* _WHAT THE EXERCISE ASKS_: From the entries below, copy out every line with "Write" in it.

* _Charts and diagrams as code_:
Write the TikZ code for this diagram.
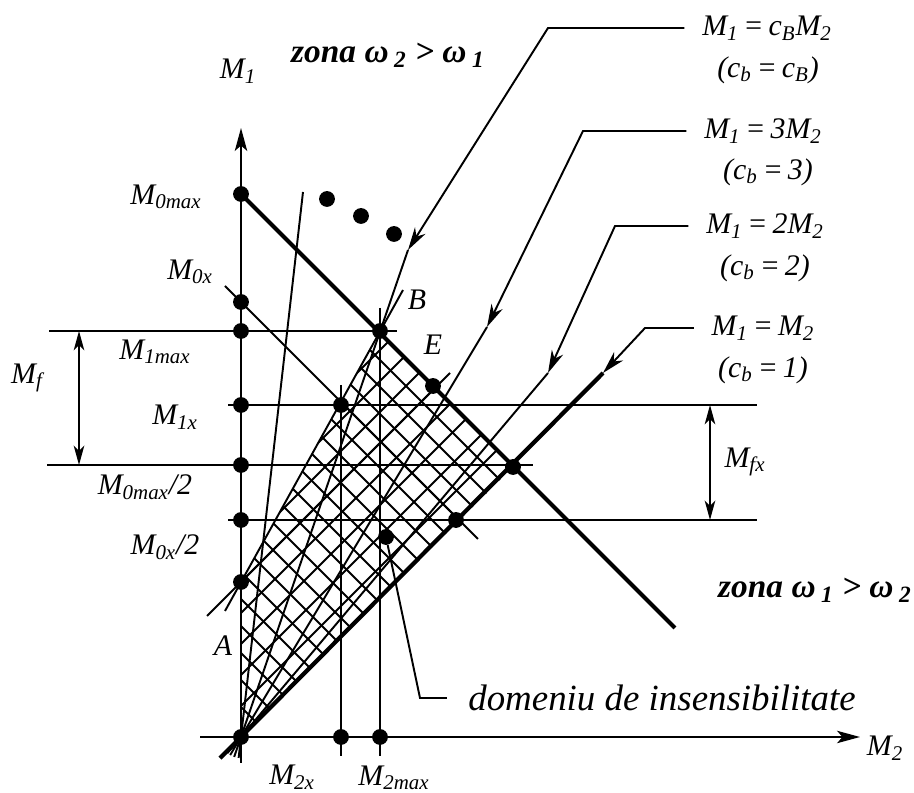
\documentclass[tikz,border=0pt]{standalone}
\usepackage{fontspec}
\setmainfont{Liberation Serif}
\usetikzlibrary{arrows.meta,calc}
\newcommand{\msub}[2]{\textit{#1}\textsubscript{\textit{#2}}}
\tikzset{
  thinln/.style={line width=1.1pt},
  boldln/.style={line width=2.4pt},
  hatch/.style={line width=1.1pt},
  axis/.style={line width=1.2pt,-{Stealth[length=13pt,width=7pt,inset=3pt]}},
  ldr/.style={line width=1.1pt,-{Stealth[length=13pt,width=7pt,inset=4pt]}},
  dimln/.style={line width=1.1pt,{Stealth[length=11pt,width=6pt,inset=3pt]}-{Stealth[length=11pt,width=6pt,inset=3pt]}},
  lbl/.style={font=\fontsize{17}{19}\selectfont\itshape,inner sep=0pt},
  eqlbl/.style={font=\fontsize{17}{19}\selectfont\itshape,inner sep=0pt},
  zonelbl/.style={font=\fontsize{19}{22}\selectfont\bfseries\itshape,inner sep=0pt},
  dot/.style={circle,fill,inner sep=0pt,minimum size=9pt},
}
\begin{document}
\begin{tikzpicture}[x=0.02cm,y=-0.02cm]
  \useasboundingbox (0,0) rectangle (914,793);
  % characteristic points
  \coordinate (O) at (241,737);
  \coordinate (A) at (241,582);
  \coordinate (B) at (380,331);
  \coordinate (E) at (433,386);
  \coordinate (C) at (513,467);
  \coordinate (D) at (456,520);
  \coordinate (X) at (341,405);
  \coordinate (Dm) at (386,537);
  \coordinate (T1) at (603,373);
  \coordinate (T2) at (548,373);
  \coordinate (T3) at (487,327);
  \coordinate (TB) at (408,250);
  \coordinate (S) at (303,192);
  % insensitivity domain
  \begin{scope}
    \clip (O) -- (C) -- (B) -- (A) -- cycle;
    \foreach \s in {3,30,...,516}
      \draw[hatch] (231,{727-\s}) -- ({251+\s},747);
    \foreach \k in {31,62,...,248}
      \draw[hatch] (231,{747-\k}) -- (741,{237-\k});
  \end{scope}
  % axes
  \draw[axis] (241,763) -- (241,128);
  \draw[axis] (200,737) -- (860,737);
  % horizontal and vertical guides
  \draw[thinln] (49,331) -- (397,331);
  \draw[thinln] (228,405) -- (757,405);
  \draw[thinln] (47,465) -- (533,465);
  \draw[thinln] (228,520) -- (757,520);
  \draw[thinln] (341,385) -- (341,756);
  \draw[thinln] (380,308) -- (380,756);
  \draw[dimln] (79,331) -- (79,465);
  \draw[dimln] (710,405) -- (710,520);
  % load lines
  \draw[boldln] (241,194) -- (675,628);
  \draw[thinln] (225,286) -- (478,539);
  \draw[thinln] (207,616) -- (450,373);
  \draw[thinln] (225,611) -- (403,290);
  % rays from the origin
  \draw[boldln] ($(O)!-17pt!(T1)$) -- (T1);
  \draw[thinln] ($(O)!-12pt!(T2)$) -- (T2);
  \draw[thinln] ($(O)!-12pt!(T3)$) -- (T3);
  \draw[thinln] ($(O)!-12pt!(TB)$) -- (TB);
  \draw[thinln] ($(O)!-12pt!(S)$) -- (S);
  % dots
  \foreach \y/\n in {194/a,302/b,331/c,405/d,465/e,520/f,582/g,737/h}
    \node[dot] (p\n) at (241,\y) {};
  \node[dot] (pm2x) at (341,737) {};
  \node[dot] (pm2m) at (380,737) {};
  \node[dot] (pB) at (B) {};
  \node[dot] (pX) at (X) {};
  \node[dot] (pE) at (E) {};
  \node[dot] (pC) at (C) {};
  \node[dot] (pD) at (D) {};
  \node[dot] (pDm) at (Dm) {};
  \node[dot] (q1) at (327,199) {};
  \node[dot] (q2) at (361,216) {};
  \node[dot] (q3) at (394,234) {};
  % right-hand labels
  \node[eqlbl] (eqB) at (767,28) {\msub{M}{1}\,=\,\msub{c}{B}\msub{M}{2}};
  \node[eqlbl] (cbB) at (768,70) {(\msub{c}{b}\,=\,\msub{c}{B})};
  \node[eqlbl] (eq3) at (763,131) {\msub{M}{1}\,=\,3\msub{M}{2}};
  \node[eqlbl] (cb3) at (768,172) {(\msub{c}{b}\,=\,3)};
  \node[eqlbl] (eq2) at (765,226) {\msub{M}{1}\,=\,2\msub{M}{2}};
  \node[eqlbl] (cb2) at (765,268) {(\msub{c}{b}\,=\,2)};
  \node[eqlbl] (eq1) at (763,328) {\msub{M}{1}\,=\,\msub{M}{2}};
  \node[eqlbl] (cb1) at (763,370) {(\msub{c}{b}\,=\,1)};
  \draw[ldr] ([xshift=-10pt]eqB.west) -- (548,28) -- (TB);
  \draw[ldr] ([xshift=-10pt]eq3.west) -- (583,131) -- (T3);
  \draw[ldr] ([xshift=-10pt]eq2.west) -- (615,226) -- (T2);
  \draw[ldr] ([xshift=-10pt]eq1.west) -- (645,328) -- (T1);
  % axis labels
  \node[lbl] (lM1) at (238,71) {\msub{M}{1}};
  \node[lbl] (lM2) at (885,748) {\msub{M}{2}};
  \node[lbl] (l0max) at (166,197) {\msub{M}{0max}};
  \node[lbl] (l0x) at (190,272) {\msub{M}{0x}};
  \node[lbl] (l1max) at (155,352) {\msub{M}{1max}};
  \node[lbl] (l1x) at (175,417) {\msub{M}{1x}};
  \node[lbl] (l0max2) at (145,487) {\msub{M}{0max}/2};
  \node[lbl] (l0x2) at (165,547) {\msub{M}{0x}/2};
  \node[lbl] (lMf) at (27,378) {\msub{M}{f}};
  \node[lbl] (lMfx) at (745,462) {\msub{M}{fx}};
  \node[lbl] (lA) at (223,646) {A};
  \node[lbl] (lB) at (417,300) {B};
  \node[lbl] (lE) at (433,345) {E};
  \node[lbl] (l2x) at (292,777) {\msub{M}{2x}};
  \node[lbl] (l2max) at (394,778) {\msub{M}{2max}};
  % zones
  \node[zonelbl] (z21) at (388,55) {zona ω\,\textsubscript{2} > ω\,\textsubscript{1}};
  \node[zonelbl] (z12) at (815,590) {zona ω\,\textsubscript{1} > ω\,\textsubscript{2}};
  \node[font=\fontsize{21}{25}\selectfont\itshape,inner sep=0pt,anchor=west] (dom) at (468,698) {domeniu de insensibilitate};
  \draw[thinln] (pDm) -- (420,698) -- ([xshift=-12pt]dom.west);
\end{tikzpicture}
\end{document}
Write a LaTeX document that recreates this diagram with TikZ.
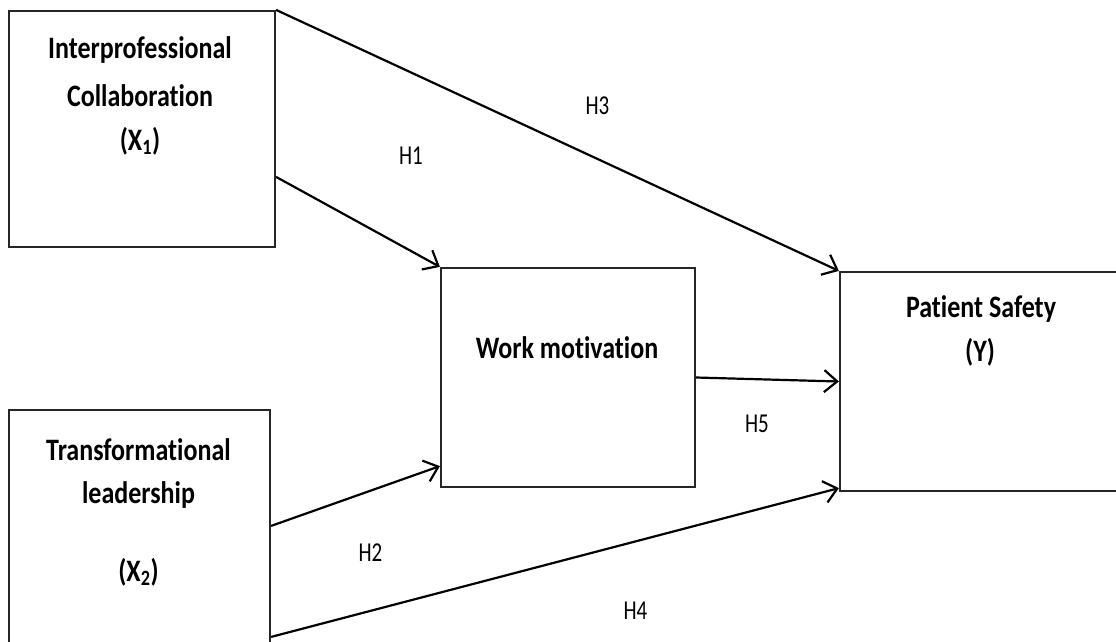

* _EXPECTED ANSWER_:
Write the TikZ code for this diagram.
Write a LaTeX document that recreates this diagram with TikZ.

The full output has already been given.